As Florida State University celebrates Veterans Day on Nov. 11, it also provides the university community an opportunity to reflect on the contributions of military veterans to the university over the past 75 years and how they’ve helped shape today’s Top 20 public institution.
The end of World War II in 1945 created a post-war boom and set in motion transformative changes for higher education in Tallahassee. Large numbers of veterans returned from war and enrolled in college, using the G.I. Bill of the era to finance their educations.
This surge in demand for college degrees by veterans brought men to the Florida State College for Women in 1946 when it housed the Tallahassee Branch of the University of Florida.
The TBUFs were housed in barracks at Dale Mabry Field, a former Army Air Base three miles west of the main campus. The so-called West Campus also provided some classroom space, and the first Student Union was established and housed in its “O Club.”
In 1947, the influx of veterans prompted the Florida Legislature and Gov. Millard Caldwell to return the Florida State College for Women to coeducational status after serving only women for four decades. With the signed act, Florida State University was born.
“Seventy-five years ago, Florida State underwent a transformational change with the admittance of men into what had been a women’s college for more than 40 years,” said Billy Francis, director of the Student Veterans Center. “Most of these men were World War II veterans, and their contributions laid the groundwork for the preeminent university we know today.”

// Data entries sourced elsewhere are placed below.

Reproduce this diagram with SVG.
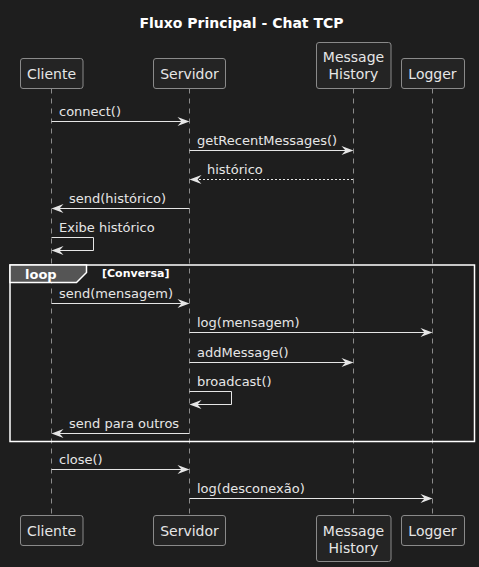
<svg xmlns="http://www.w3.org/2000/svg" width="479" height="567" viewBox="0 0 479 567">
<style>
.bg{fill:#1e1e1e}
.part rect{fill:#242424;stroke:#8a8a8a;stroke-width:1}
.pt{font-family:"DejaVu Sans",sans-serif;font-size:14px;fill:#e6e6e6;text-anchor:middle}
.life{stroke:#8a8a8a;stroke-width:1;stroke-dasharray:5,5}
.msg{stroke:#e6e6e6;stroke-width:1;fill:none}
.dash{stroke-dasharray:2,2}
.ml{font-family:"DejaVu Sans",sans-serif;font-size:13px;fill:#e6e6e6}
.ah{fill:#e6e6e6}
.title{font-family:"DejaVu Sans",sans-serif;font-size:14px;font-weight:bold;fill:#ffffff;text-anchor:middle}
</style>
<rect class="bg" x="0" y="0" width="479" height="567"/>
<text class="title" x="241.5" y="28">Fluxo Principal - Chat TCP</text>
<g id="lifelines">
<line class="life" x1="51.5" y1="88.5" x2="51.5" y2="515"/>
<line class="life" x1="189.5" y1="88.5" x2="189.5" y2="515"/>
<line class="life" x1="353.5" y1="88.5" x2="353.5" y2="515"/>
<line class="life" x1="432.5" y1="88.5" x2="432.5" y2="515"/>
</g>
<g id="loop">
<rect x="10" y="265" width="464.5" height="176.5" fill="none" stroke="#ffffff" stroke-width="1.5"/>
<polygon points="10,265 86.5,265 86.5,272.5 76.5,282.5 10,282.5" fill="#555555" stroke="#ffffff" stroke-width="1.5"/>
<text x="25" y="278.5" font-family="DejaVu Sans,sans-serif" font-size="13" font-weight="bold" fill="#ffffff">loop</text>
<text x="102" y="277" font-family="DejaVu Sans,sans-serif" font-size="11" font-weight="bold" fill="#ffffff">[Conversa]</text>
</g>
<g id="Cliente" class="part">
<rect x="20.5" y="58.5" width="62.5" height="30" rx="2.5"/>
<text class="pt" x="51.5" y="79">Cliente</text>
<rect x="20.5" y="515.5" width="62.5" height="30" rx="2.5"/>
<text class="pt" x="51.5" y="536">Cliente</text>
</g>
<g id="Servidor" class="part">
<rect x="153.5" y="58.5" width="72" height="30" rx="2.5"/>
<text class="pt" x="189.5" y="79">Servidor</text>
<rect x="153.5" y="515.5" width="72" height="30" rx="2.5"/>
<text class="pt" x="189.5" y="536">Servidor</text>
</g>
<g id="MessageHistory" class="part">
<rect x="316.5" y="42.5" width="74.5" height="46" rx="2.5"/>
<text class="pt" x="353.5" y="62">Message</text>
<text class="pt" x="353.5" y="79">History</text>
<rect x="316.5" y="515.5" width="74.5" height="46" rx="2.5"/>
<text class="pt" x="353.5" y="536">Message</text>
<text class="pt" x="353.5" y="553">History</text>
</g>
<g id="Logger" class="part">
<rect x="401.5" y="58.5" width="63" height="30" rx="2.5"/>
<text class="pt" x="432.5" y="79">Logger</text>
<rect x="401.5" y="515.5" width="63" height="30" rx="2.5"/>
<text class="pt" x="432.5" y="536">Logger</text>
</g>
<g id="connectors">
<line class="msg" x1="51.5" y1="121.5" x2="188" y2="121.5"/>
<polygon class="ah" points="189.5,121.5 177.5,117 181.5,121.5 177.5,126"/>
<text class="ml" x="59" y="116">connect()</text>

<line class="msg" x1="189.5" y1="150.5" x2="352" y2="150.5"/>
<polygon class="ah" points="353.5,150.5 341.5,146 345.5,150.5 341.5,155"/>
<text class="ml" x="197" y="145">getRecentMessages()</text>

<line class="msg dash" x1="191" y1="179.5" x2="353.5" y2="179.5"/>
<polygon class="ah" points="189.5,179.5 201.5,175 197.5,179.5 201.5,184"/>
<text class="ml" x="207" y="174">histórico</text>

<line class="msg" x1="53" y1="208.5" x2="189.5" y2="208.5"/>
<polygon class="ah" points="51.5,208.5 63.5,204 59.5,208.5 63.5,213"/>
<text class="ml" x="69" y="203">send(histórico)</text>

<polyline class="msg" points="51.5,237.5 93.5,237.5 93.5,250.5 53,250.5"/>
<polygon class="ah" points="51.5,250.5 63.5,246 59.5,250.5 63.5,255"/>
<text class="ml" x="59" y="232">Exibe histórico</text>

<line class="msg" x1="51.5" y1="303.5" x2="188" y2="303.5"/>
<polygon class="ah" points="189.5,303.5 177.5,299 181.5,303.5 177.5,308"/>
<text class="ml" x="59" y="298">send(mensagem)</text>

<line class="msg" x1="189.5" y1="332.5" x2="431" y2="332.5"/>
<polygon class="ah" points="432.5,332.5 420.5,328 424.5,332.5 420.5,337"/>
<text class="ml" x="197" y="327">log(mensagem)</text>

<line class="msg" x1="189.5" y1="362.5" x2="352" y2="362.5"/>
<polygon class="ah" points="353.5,362.5 341.5,358 345.5,362.5 341.5,367"/>
<text class="ml" x="197" y="357">addMessage()</text>

<polyline class="msg" points="189.5,391.5 231.5,391.5 231.5,404.5 191,404.5"/>
<polygon class="ah" points="189.5,404.5 201.5,400 197.5,404.5 201.5,409"/>
<text class="ml" x="197" y="386">broadcast()</text>

<line class="msg" x1="53" y1="433.5" x2="189.5" y2="433.5"/>
<polygon class="ah" points="51.5,433.5 63.5,429 59.5,433.5 63.5,438"/>
<text class="ml" x="69" y="428">send para outros</text>

<line class="msg" x1="51.5" y1="469.5" x2="188" y2="469.5"/>
<polygon class="ah" points="189.5,469.5 177.5,465 181.5,469.5 177.5,474"/>
<text class="ml" x="59" y="464">close()</text>

<line class="msg" x1="189.5" y1="498.5" x2="431" y2="498.5"/>
<polygon class="ah" points="432.5,498.5 420.5,494 424.5,498.5 420.5,503"/>
<text class="ml" x="197" y="493">log(desconexão)</text>
</g>
</svg>
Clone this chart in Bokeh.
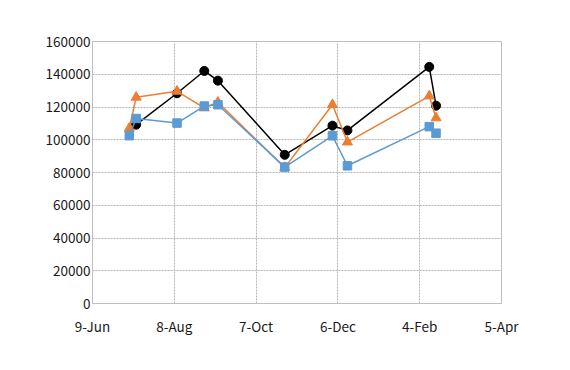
import pandas as pd
from bokeh.plotting import figure
from bokeh.models import Range1d, FixedTicker, BasicTickFormatter
from bokeh.embed import file_html
from bokeh.resources import INLINE

start_date = "2018-06-09"
end_date = "2019-04-05"
dates = ["2018-07-06", "2018-07-11", "2018-08-10", "2018-08-30", "2018-09-09",
         "2018-10-28", "2018-12-02", "2018-12-13", "2019-02-11", "2019-02-16"]
black_dates = dates[1:]
black_values = [109200, 128400, 142000, 136100, 90800, 108600, 105700, 144500, 120800]
orange_values = [107000, 125900, 129600, 119400, 122900, 83000, 121400, 98600, 126700, 113300]
blue_values = [102500, 113000, 110200, 120600, 121400, 83300, 102400, 84100, 108000, 104000]
tick_dates = ["2018-06-09", "2018-08-08", "2018-10-07", "2018-12-06", "2019-02-04", "2019-04-05"]
tick_labels = ["9-Jun", "8-Aug", "7-Oct", "6-Dec", "4-Feb", "5-Apr"]
y_ticks = [0, 20000, 40000, 60000, 80000, 100000, 120000, 140000, 160000]

t0 = pd.Timestamp(start_date)


def to_days(ds):
    return [(pd.Timestamp(d) - t0).days for d in ds]


x_all = to_days(dates)
x_black = to_days(black_dates)
x_ticks = to_days(tick_dates)
x_end = to_days([end_date])[0]

FONT = "Noto Sans CJK JP"
GRID = "#B4B4B4"
FRAME = "#BFBFBF"

p = figure(frame_width=409, frame_height=262,
           min_border_left=92, min_border_right=53, min_border_top=41, min_border_bottom=51,
           x_range=Range1d(0, x_end), y_range=Range1d(0, y_ticks[-1]),
           output_backend="svg", toolbar_location=None)
p.background_fill_color = "white"
p.border_fill_color = "white"
p.outline_line_color = FRAME
p.outline_line_width = 1

p.xaxis.ticker = FixedTicker(ticks=x_ticks)
p.xaxis.major_label_overrides = {t: l for t, l in zip(x_ticks, tick_labels)}
p.yaxis.ticker = FixedTicker(ticks=y_ticks)
p.yaxis.formatter = BasicTickFormatter(use_scientific=False)

for ax in (p.xaxis[0], p.yaxis[0]):
    ax.axis_line_color = FRAME
    ax.major_tick_out = 0
    ax.major_tick_in = 0
    ax.minor_tick_out = 0
    ax.minor_tick_in = 0
    ax.major_label_text_font = FONT
    ax.major_label_text_font_size = "13.5px"
    ax.major_label_text_color = "#1a1a1a"
p.xaxis.major_label_standoff = 12
p.yaxis.major_label_standoff = 2

p.xgrid.ticker = FixedTicker(ticks=x_ticks)
p.ygrid.ticker = FixedTicker(ticks=y_ticks)
for g in (p.xgrid[0], p.ygrid[0]):
    g.grid_line_color = GRID
    g.grid_line_dash = "2 1"
    g.grid_line_width = 1

BLACK = "#000000"
ORANGE = "#ED7D31"
BLUE = "#5B9BD5"

p.line(x_black, black_values, line_color=BLACK, line_width=1.5)
p.scatter(x_black, black_values, marker="circle", size=9, fill_color=BLACK, line_color=BLACK)

p.line(x_all, orange_values, line_color=ORANGE, line_width=1.5)
p.scatter(x_all, orange_values, marker="triangle", size=10, fill_color=ORANGE, line_color=ORANGE)

p.line(x_all, blue_values, line_color=BLUE, line_width=1.5)
p.scatter(x_all, blue_values, marker="square", size=8.5, fill_color=BLUE, line_color=BLUE)

open("out.html", "w").write(file_html(p, INLINE))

The formation of the new Florida State University began a period of significant growth for the institution. The student body chose a new alma mater, selected the Seminole as their athletics symbol and started the Flying High Circus. FSU reestablished its football program after decades of dormancy, and the team played its first home game since 1905, when the institution was known as Florida State College.
The university added several departments and colleges, including business, library science, nursing and social welfare, and enrollment soared 25% by 1949. The landscape of campus also changed as buildings such as Strozier Library, Tully Gymnasium and Doak Campbell Stadium were constructed.
All the while, veterans brought maturity, discipline and leadership to the student population – as they continue to do.
“Veterans bring distinct experiences and perspectives to campus that are then integrated into the general student population,” said Francis. “By helping to broaden understanding, veterans benefit all our students, particularly in their roles as leaders. It’s powerful, it’s synergistic.”
In 2011, FSU reinvigorated its support for veterans, a traditionally underserved group in higher education, with an official commitment to being the most veteran-friendly and -empowering university in the nation. As a part of this commitment, Florida State opened the Student Veterans Center on Nov. 11, 2011 — a “one-stop shop” of resources for veteran and military students.
The campus-wide recommitment to veterans’ success unified the university’s efforts to increase graduation rates for student veterans and guide them toward rewarding careers or graduate school. Today, student veterans are graduating at rates comparable to the general student population and about 35% higher than their peers at other schools.
“Through their leadership, experience and service, our veterans and military-affiliated students have enriched the entire student body and have strengthened our university community by expanding our horizons, broadening the campus conversation, and showing us all the true meaning of service and sacrifice — and for that we will always be grateful,” said President Richard McCullough.
FSU’s veteran-rich heritage and culture is symbolized by the Veterans Alliance Arrowhead, which represents the thousands of individuals, on and off campus, who have initiated, cultivated and sustained relationships with FSU’s veterans. The Arrowhead can be seen around town on bumper stickers, T-shirts and FSU’s athletics team uniforms, but the meaning goes much deeper.
“That emblem stands for military-veteran support and success, but if we don’t back it up with our actions, then it’s just a cool symbol that doesn’t mean much,” Francis said. “But that’s not the case at Florida State. We do our best here to follow through on what we say we’re going to do.”
Over the past decade, FSU has been recognized nationally for its campus-wide veteran initiatives by the Association of Public and Land-grant Universities, Student Veterans of America and the U.S. Department of Veterans Affairs. In addition, representatives from more than three dozen other colleges and universities have contacted or visited the Student Veterans Center to gather information on veteran programs and services that can be adopted by their schools.
“The thing that I’m most proud of has been the consistent follow-through across campus that validates our reputation,” Francis said. “What’s behind the Arrowhead — the people and their can-do attitude, and their actions — that is what is most meaningful.”
When reflecting upon 75 years of veterans at FSU, Francis ponders the countless interactions between veterans and non-veterans that have likely taken place on campus.
“Our entire student body is so supportive, which really makes the difference in terms of our success in and around veterans’ support. I can well imagine these last 75 years included thousands of conversations that altered perspectives, and maybe even changed lives.”